Thermal behaviour of xenon in zirconium carbide at high temperature: Role of residual zirconia and free carbon

Transition metal carbides, such as ZrC, are interesting candidates used as structural and fuel cladding materials for the 4th generation Gas cooled Fast Reactors. A study has been carried out to elucidate the role of temperature on the diffusion of xenon in zirconium carbide. For that purpose, zirconium oxycarbide samples (ZrC0.95O0.05) have been prepared from powders synthesized by carbothermal route and sintered by Spark Plasma Sintering at 2125 K. Two batches have been studied in order to evaluate the role of the presence of free carbon and zirconia during high temperature annealing.
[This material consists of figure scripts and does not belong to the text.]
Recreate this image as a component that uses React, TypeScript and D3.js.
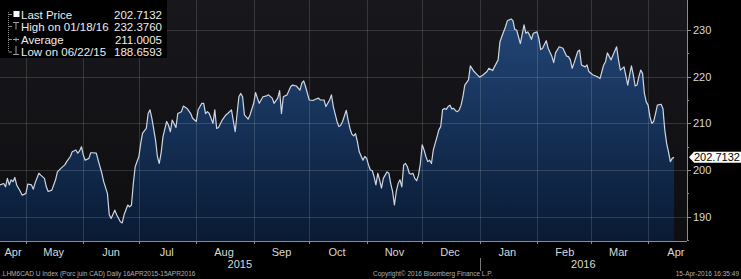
import React from "react";
import * as d3 from "d3";

const startDate = new Date(2015, 3, 17);
const dayOffsets = [
  0, 2, 3, 4, 5, 6, 7, 8, 9, 11, 12, 14, 15, 17, 18, 19, 21, 22, 24, 25, 26, 28, 30, 31, 33, 35, 36, 38, 39, 41,
  42, 43, 44, 45, 46, 48, 49, 50, 52, 53, 55, 56, 58, 59, 60, 62, 63, 65, 66, 67, 69, 70, 71, 72, 73, 75, 76, 77, 79, 80,
  81, 82, 84, 85, 86, 87, 88, 90, 91, 92, 93, 95, 96, 98, 99, 101, 103, 104, 106, 107, 109, 110, 111, 112, 113, 115, 116, 117, 118, 120,
  122, 123, 125, 127, 129, 130, 131, 132, 134, 135, 137, 138, 139, 140, 142, 144, 145, 147, 148, 150, 151, 152, 153, 155, 157, 158, 160, 162, 163, 164,
  165, 167, 169, 170, 172, 173, 175, 176, 178, 179, 180, 182, 183, 184, 185, 187, 188, 189, 190, 191, 192, 193, 194, 196, 197, 198, 199, 200, 201, 202,
  203, 204, 205, 206, 207, 209, 210, 211, 212, 213, 214, 215, 216, 217, 218, 219, 220, 221, 222, 223, 224, 225, 226, 227, 228, 229, 230, 231, 232, 233,
  234, 236, 237, 238, 239, 240, 241, 242, 243, 244, 245, 246, 247, 248, 249, 250, 251, 253, 254, 256, 257, 259, 261, 263, 264, 266, 267, 269, 270, 271,
  273, 274, 276, 277, 278, 279, 281, 283, 284, 285, 286, 287, 288, 290, 291, 292, 293, 295, 296, 298, 299, 300, 302, 304, 306, 307, 308, 309, 310, 312,
  313, 314, 316, 317, 318, 320, 322, 323, 324, 326, 327, 328, 330, 331, 333, 334, 335, 337, 339, 340, 341, 342, 343, 344, 345, 346, 347, 348, 349, 350,
  351, 352, 353, 354, 355, 357, 358, 359, 360, 361, 362, 363, 364,
];
const prices = [
  196.8, 197.1, 196.4, 198.2, 196.8, 197.9, 197.5, 198.4, 196.8, 195.4, 194.6, 195.0, 197.0, 196.8, 195.9, 197.3, 199.3, 198.9, 198.2, 196.4, 195.4, 195.7, 197.9, 199.6, 200.4, 201.1, 201.8, 202.9, 203.9, 204.3,
  203.6, 204.1, 205.0, 203.2, 202.1, 202.5, 203.7, 203.7, 203.6, 202.1, 199.3, 197.5, 195.0, 190.4, 189.6, 191.4, 190.4, 188.9, 188.6593, 190.4, 192.5, 192.1, 192.5, 197.1, 200.7, 202.9, 205.7, 207.9, 208.9, 212.1,
  212.9, 211.1, 206.4, 202.9, 201.4, 203.6, 207.1, 210.4, 209.6, 208.2, 210.7, 209.1, 212.1, 212.5, 213.7, 213.2, 212.1, 211.1, 210.4, 212.9, 214.3, 214.3, 212.1, 212.5, 212.1, 210.0, 212.9, 208.9, 209.1, 210.7,
  211.8, 212.1, 212.9, 208.2, 215.7, 216.4, 215.7, 211.8, 210.9, 211.8, 214.3, 216.6, 215.4, 214.3, 215.7, 215.9, 216.1, 215.4, 214.3, 215.4, 217.0, 212.1, 215.7, 216.1, 217.9, 218.2, 218.0, 217.1, 218.6, 219.1,
  217.9, 215.0, 214.9, 215.1, 215.4, 215.0, 215.0, 213.6, 215.0, 216.1, 213.6, 210.4, 209.3, 209.6, 210.4, 212.8, 210.7, 208.9, 207.7, 207.3, 207.8, 206.1, 203.9, 202.1, 202.9, 202.5, 201.1, 200.0, 199.9, 198.6,
  196.8, 199.3, 197.9, 196.1, 198.2, 199.6, 199.3, 197.1, 195.4, 192.5, 195.4, 197.1, 197.9, 196.4, 201.1, 201.4, 200.7, 199.3, 199.1, 199.3, 198.2, 197.7, 198.9, 201.4, 205.4, 204.3, 202.9, 201.8, 202.1, 201.4,
  204.3, 207.1, 208.6, 209.3, 212.9, 213.2, 213.0, 213.6, 213.9, 213.1, 213.2, 212.7, 212.5, 212.9, 213.9, 215.7, 218.2, 219.3, 222.3, 221.1, 220.7, 219.9, 220.4, 221.1, 221.8, 221.3, 222.1, 223.6, 227.5, 228.6,
  230.7, 232.0, 232.376, 232.0, 230.1, 230.0, 227.1, 231.1, 229.3, 229.6, 228.9, 228.0, 229.3, 229.6, 228.2, 225.8, 226.1, 227.7, 226.1, 224.4, 223.0, 225.1, 226.4, 226.1, 224.4, 224.3, 223.6, 221.8, 222.9, 225.4,
  225.7, 222.5, 222.1, 222.5, 221.1, 220.4, 220.1, 219.9, 219.6, 222.5, 223.2, 225.1, 223.6, 224.6, 226.4, 223.6, 221.4, 222.1, 218.2, 220.4, 222.3, 220.4, 218.0, 218.2, 220.0, 221.4, 220.7, 216.4, 214.6, 213.9,
  211.4, 210.0, 210.4, 212.1, 213.9, 214.1, 213.2, 208.6, 205.7, 203.9, 201.8, 202.5, 202.7132,
];

const yTicks = [190, 200, 210, 220, 230];
const yMinorTicks = [185, 195, 205, 215, 225];
const legendLabels = ["Last Price", "High on 01/18/16", "Average", "Low on 06/22/15"];
const legendValues = ["202.7132", "232.3760", "211.0005", "188.6593"];
const lastPriceLabel = "202.7132";
const years = ["2015", "2016"];
const footerLeft = ".LHM6CAD U Index (Porc juin CAD)  Daily 16APR2015-15APR2016";
const footerMid = "Copyright\u00A9 2016 Bloomberg Finance L.P.";
const footerRight = "15-Apr-2016 16:35:49";

const W = 741;
const H = 279;
const plotR = 687;
const plotB = 241;
const FONT = "'Liberation Sans', Arial, sans-serif";

export default function App() {
  const data = dayOffsets.map((d, i) => ({ date: d3.timeDay.offset(startDate, d), v: prices[i] }));
  const x = d3.scaleTime().domain([new Date(2015, 3, 17), new Date(2016, 3, 22)]).range([0, plotR]);
  const y = d3.scaleLinear().domain([184.79, 236.43]).range([plotB, 0]);

  const line = d3.line<any>().x((d) => x(d.date)).y((d) => y(d.v)).curve(d3.curveLinear);
  const area = d3.area<any>().x((d) => x(d.date)).y0(plotB).y1((d) => y(d.v)).curve(d3.curveLinear);

  const monthStarts = d3.timeMonth.range(new Date(2015, 4, 1), new Date(2016, 3, 22));
  const monthLabels = d3.timeMonth.range(new Date(2015, 3, 1), new Date(2016, 3, 22)).map((m) => {
    const mid = d3.timeDay.offset(m, 15);
    let cx = x(mid);
    if (cx < 13) cx = 13;
    return { label: d3.timeFormat("%b")(m), cx };
  });
  const jan1 = x(new Date(2016, 0, 1));
  const yearPos = [(0 + jan1) / 2, (jan1 + plotR) / 2];
  const lastY = y(prices[prices.length - 1]);

  return (
    <svg width={W} height={H} style={{ position: "absolute", left: 0, top: 0, display: "block" }} fontFamily={FONT}>
      <defs>
        <linearGradient id="fillGrad" x1="0" y1="0" x2="0" y2={plotB} gradientUnits="userSpaceOnUse">
          <stop offset="0" stopColor="#25497a" />
          <stop offset="0.5" stopColor="#163259" />
          <stop offset="1" stopColor="#091a33" />
        </linearGradient>
        <linearGradient id="bgGrad" x1="0" y1="0" x2="0" y2="1">
          <stop offset="0" stopColor="#18181c" />
          <stop offset="1" stopColor="#0e0e11" />
        </linearGradient>
        <clipPath id="plotClip">
          <rect x={0} y={0} width={plotR} height={plotB} />
        </clipPath>
      </defs>
      <rect x={0} y={0} width={W} height={H} fill="#000" />
      <rect x={0} y={0} width={plotR} height={plotB} fill="url(#bgGrad)" />
      <g clipPath="url(#plotClip)">
        <path d={area(data) || ""} fill="url(#fillGrad)" />
        {yTicks.map((t) => (
          <line key={"gy" + t} x1={0} x2={plotR} y1={Math.round(y(t)) + 0.5} y2={Math.round(y(t)) + 0.5} stroke="#ffffff" strokeOpacity={0.14} />
        ))}
        {monthStarts.map((m, i) => (
          <line key={"gx" + i} x1={Math.round(x(m)) + 0.5} x2={Math.round(x(m)) + 0.5} y1={0} y2={plotB} stroke="#ffffff" strokeOpacity={0.14} />
        ))}
        <path d={line(data) || ""} fill="none" stroke="#cdd6e2" strokeWidth={1.2} strokeLinejoin="round" />
      </g>

      {/* right axis */}
      <line x1={plotR + 0.5} x2={plotR + 0.5} y1={0} y2={plotB} stroke="#8c8c8c" />
      {yTicks.map((t) => (
        <g key={"yt" + t}>
          <line x1={plotR} x2={plotR + 4} y1={Math.round(y(t)) + 0.5} y2={Math.round(y(t)) + 0.5} stroke="#8c8c8c" />
          <text x={693} y={y(t) + 4} fontSize={11} fill="#d8d8d8">{t}</text>
        </g>
      ))}
      {yMinorTicks.map((t) => (
        <line key={"ym" + t} x1={plotR} x2={plotR + 2} y1={Math.round(y(t)) + 0.5} y2={Math.round(y(t)) + 0.5} stroke="#8c8c8c" />
      ))}

      {/* bottom axis */}
      <line x1={0} x2={plotR} y1={plotB + 0.5} y2={plotB + 0.5} stroke="#8c8c8c" />
      {monthStarts.map((m, i) => (
        <line key={"xt" + i} x1={Math.round(x(m)) + 0.5} x2={Math.round(x(m)) + 0.5} y1={plotB} y2={plotB + 3} stroke="#8c8c8c" />
      ))}
      {monthLabels.map((m, i) => (
        <text key={"ml" + i} x={m.cx} y={256} fontSize={11} fill="#d8d8d8" textAnchor="middle">{m.label}</text>
      ))}
      {years.map((yr, i) => (
        <text key={yr} x={yearPos[i]} y={268} fontSize={11} fill="#d8d8d8" textAnchor="middle">{yr}</text>
      ))}
      <line x1={Math.round(jan1) + 0.5} x2={Math.round(jan1) + 0.5} y1={258} y2={271} stroke="#7a7a7a" />

      {/* last price tag */}
      <path d={`M${plotR + 2},${lastY} L${plotR + 7},${lastY - 5.5} L${W},${lastY - 5.5} L${W},${lastY + 5.5} L${plotR + 7},${lastY + 5.5} Z`} fill="#ffffff" />
      <text x={694} y={lastY + 4} fontSize={11} fill="#000">{lastPriceLabel}</text>

      {/* legend */}
      <rect x={0} y={0} width={167} height={58} fill="#000" />
      <line x1={8.5} x2={8.5} y1={12} y2={52} stroke="#8a8a8a" strokeDasharray="1,1" />
      {[14, 26, 39, 51.5].map((cy, i) => (
        <line key={"br" + i} x1={8.5} x2={12} y1={cy + 0.5} y2={cy + 0.5} stroke="#8a8a8a" />
      ))}
      <rect x={13.5} y={11} width={6} height={6} fill="#ffffff" />
      <line x1={13} x2={19} y1={22.5} y2={22.5} stroke="#a0a0a0" />
      <line x1={16} x2={16} y1={22.5} y2={29.5} stroke="#a0a0a0" />
      <line x1={13} x2={19} y1={39.5} y2={39.5} stroke="#a0a0a0" />
      <line x1={16} x2={16} y1={37.5} y2={41.5} stroke="#a0a0a0" />
      <line x1={16} x2={16} y1={46} y2={54} stroke="#a0a0a0" />
      <line x1={13} x2={19} y1={54.5} y2={54.5} stroke="#a0a0a0" />
      {legendLabels.map((lab, i) => (
        <g key={"lg" + i}>
          <text x={21} y={[18.5, 30.5, 43.5, 56][i]} fontSize={11.5} fill="#ececec">{lab}</text>
          <text x={162} y={[18.5, 30.5, 43.5, 56][i]} fontSize={11.5} fill="#ececec" textAnchor="end">{legendValues[i]}</text>
        </g>
      ))}

      {/* footer */}
      <text x={1} y={276} fontSize={6.5} fill="#b0b0b0">{footerLeft}</text>
      <text x={373} y={276} fontSize={6.5} fill="#b0b0b0">{footerMid}</text>
      <text x={739} y={276} fontSize={6.5} fill="#b0b0b0" textAnchor="end">{footerRight}</text>
    </svg>
  );
}
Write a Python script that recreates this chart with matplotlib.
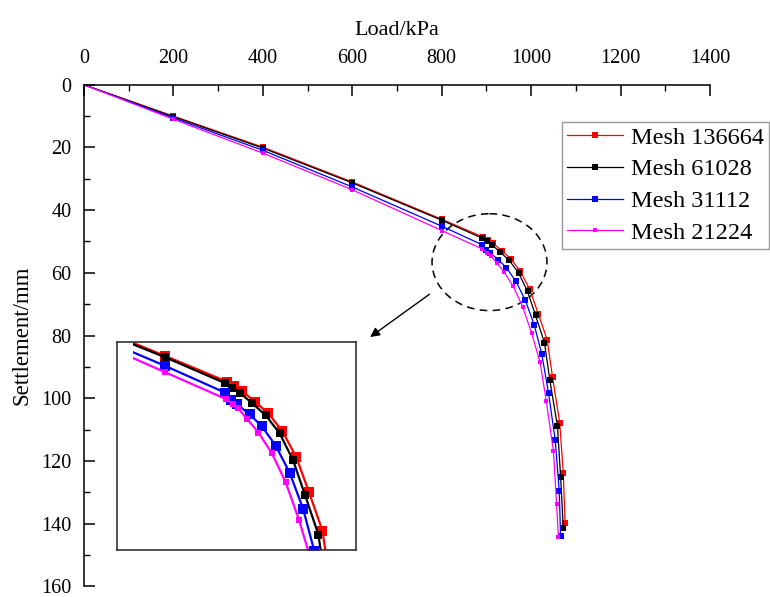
import matplotlib.pyplot as plt
from matplotlib.patches import Ellipse, Rectangle
from matplotlib.ticker import MultipleLocator

plt.rcParams['font.family'] = ['Liberation Serif', 'DejaVu Serif']

# load (kPa) and settlement (mm)
load_136664 = [0, 200, 400, 600, 800, 893, 904, 915, 935, 955, 976, 997, 1016, 1036, 1048, 1064, 1072, 1076]
sett_136664 = [0, 10.0, 19.9, 31.0, 42.9, 48.6, 49.6, 50.6, 53.0, 55.6, 59.5, 65.3, 73.0, 81.4, 93.3, 107.8, 123.8, 139.8]

load_61028 = [0, 200, 400, 600, 800, 890, 901, 912, 931, 951, 972, 992, 1010, 1030, 1042, 1059, 1066, 1072]
sett_61028 = [0, 10.2, 20.2, 31.3, 43.2, 48.9, 49.9, 51.0, 53.4, 56.0, 60.0, 65.9, 73.6, 82.3, 94.3, 108.9, 125.0, 141.3]

load_31112 = [0, 200, 400, 600, 800, 890, 899, 908, 927, 945, 966, 987, 1007, 1024, 1039, 1054, 1063, 1066]
sett_31112 = [0, 10.6, 20.9, 32.6, 45.1, 51.0, 52.6, 53.6, 55.8, 58.4, 62.7, 68.7, 76.6, 86.0, 98.3, 113.4, 129.6, 144.0]

load_21224 = [0, 200, 400, 600, 800, 891, 902, 910, 923, 940, 960, 981, 1001, 1020, 1034, 1050, 1057, 1061]
sett_21224 = [0, 11.0, 21.8, 33.5, 46.5, 52.4, 53.6, 54.5, 56.8, 59.8, 64.3, 70.8, 79.1, 88.5, 100.9, 116.9, 133.6, 144.2]

series = [
    ("Mesh 136664", load_136664, sett_136664, "#ff0000", 4.6),
    ("Mesh 61028", load_61028, sett_61028, "#000000", 4.3),
    ("Mesh 31112", load_31112, sett_31112, "#0000ff", 4.6),
    ("Mesh 21224", load_21224, sett_21224, "#ff00ff", 2.6),
]

fig = plt.figure(figsize=(7.7, 5.97), dpi=100)
ax = fig.add_axes([0.109, 0.018, 0.813, 0.840])

for name, x, y, c, ms in series:
    ax.plot(x, y, color=c, lw=0.9, marker="s", ms=ms, markevery=slice(1, None),
            markeredgewidth=0, label=name)

ax.set_xlim(0, 1400)
ax.set_ylim(160, 0)
ax.xaxis.set_major_locator(MultipleLocator(200))
ax.xaxis.set_minor_locator(MultipleLocator(100))
ax.yaxis.set_major_locator(MultipleLocator(20))
ax.yaxis.set_minor_locator(MultipleLocator(10))
ax.xaxis.tick_top()
ax.xaxis.set_label_position("top")
ax.tick_params(axis="x", which="both", direction="in", top=True, bottom=False)
ax.tick_params(axis="y", which="both", direction="in", left=True, right=False)
ax.tick_params(which="major", length=8, width=1.1, labelsize=14.5)
ax.tick_params(which="minor", length=4.5, width=1.0)
ax.tick_params(axis="x", which="major", pad=12)
ax.tick_params(axis="y", which="major", pad=9)
ax.spines["right"].set_visible(False)
ax.spines["bottom"].set_visible(False)
ax.spines["top"].set_linewidth(1.1)
ax.spines["left"].set_linewidth(1.1)
ax.set_xlabel("Load/kPa", fontsize=16, labelpad=10)
ax.set_ylabel("Settlement/mm", fontsize=16.5, labelpad=6)

leg = ax.legend(loc="upper right", bbox_to_anchor=(0.999, 0.796), bbox_transform=fig.transFigure,
                fontsize=17.5, frameon=True, fancybox=False, borderaxespad=0,
                handlelength=2.3, handletextpad=0.35, labelspacing=0.4, borderpad=0.2)
leg.get_frame().set_edgecolor("#808080")
leg.get_frame().set_linewidth(1.0)

# dashed circle around the knee
ax.add_patch(Ellipse((907, 56.6), 257, 30.9, fill=False, ls=(0, (5, 3.5)), lw=1.1, color="black"))
ax.annotate("", xy=(635, 81), xytext=(778, 66.3),
            arrowprops=dict(arrowstyle="-|>", color="black", lw=1.0, mutation_scale=14))

# zoomed inset
ix0, ix1, iy0, iy1 = 728, 1086, 85.7, 39.9
axins = fig.add_axes([0.152, 0.0787, 0.310, 0.348])
for name, x, y, c, ms in series:
    ln, = axins.plot(x, y, color=c, lw=1.6, marker="s", ms=ms * 1.45,
                     markevery=slice(1, None), markeredgewidth=0)
    ln.set_clip_path(Rectangle((752, iy1), ix1 - 752, iy0 - iy1, transform=axins.transData))
axins.set_xlim(ix0, ix1)
axins.set_ylim(iy0, iy1)
axins.set_xticks([])
axins.set_yticks([])
for s in axins.spines.values():
    s.set_linewidth(1.2)
    s.set_color("#333333")

fig.savefig("out.png", dpi=100)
The composition and microstructural features of the sintered samples such as stoichiometry, density and grain size have been determined using complementary analytical techniques such as Nuclear Backscattering Spectrometry, Electron Microscopy and elementary chemical analysis. Ions of 136Xe2+ have been implanted at an energy of 800 keV corresponding to a mean projected range of 160 nm and at an ion fluence of 1016 cm−2 corresponding to a maximum concentration of 1 at.%. Thermal annealing has been carried out in a temperature range from 1775 to 2075 K. The xenon distribution profiles have been measured by Rutherford Backscattering Spectrometry before and after the different treatments. The results show that the presence of residual zirconia induces a strong damage of the surface and that pure ZrC sintered specimen display less degradation of the surface and better retention capabilities for xenon.